🤖 AI Summary
Existing approaches struggle to uniformly track the evolution of ideas in multi-concept, multi-corpus settings and often rely heavily on explicit lexical cues, lacking fine-grained analysis of implicit concepts. This work proposes HistLens, a novel framework that integrates sparse autoencoders (SAEs), diachronic semantic modeling, and cross-corpus alignment techniques to decompose concepts into interpretable features and model their activation dynamics across time and corpora within a unified coordinate system. HistLens enables, for the first time, the construction of comparable evolutionary trajectories of implicit concepts across heterogeneous sources.

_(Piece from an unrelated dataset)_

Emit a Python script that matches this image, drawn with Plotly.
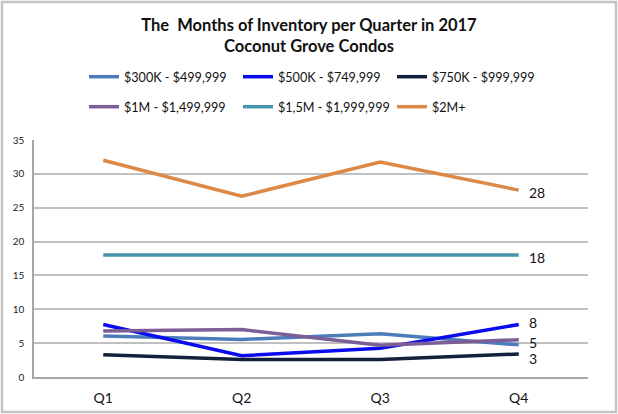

Evaluated on long-term news data, the framework demonstrates strong empirical validity, accurately uncovering patterns of conceptual and cross-corpus ideological evolution.
📝 Abstract
Language change both reflects and shapes social processes, and the semantic evolution of foundational concepts provides a measurable trace of historical and social transformation. Despite recent advances in diachronic semantics and discourse analysis, existing computational approaches often (i) concentrate on a single concept or a single corpus, making findings difficult to compare across heterogeneous sources, and (ii) remain confined to surface lexical evidence, offering insufficient computational and interpretive granularity when concepts are expressed implicitly. We propose HistLens, a unified, SAE-based framework for multi-concept, multi-corpus conceptual-history analysis. The framework decomposes concept representations into interpretable features and tracks their activation dynamics over time and across sources, yielding comparable conceptual trajectories within a shared coordinate system. Experiments on long-span press corpora show that HistLens supports cross-concept, cross-corpus computation of patterns of idea evolution and enables implicit concept computation. By bridging conceptual modeling with interpretive needs, HistLens broadens the analytical perspectives and methodological repertoire available to social science and the humanities for diachronic text analysis.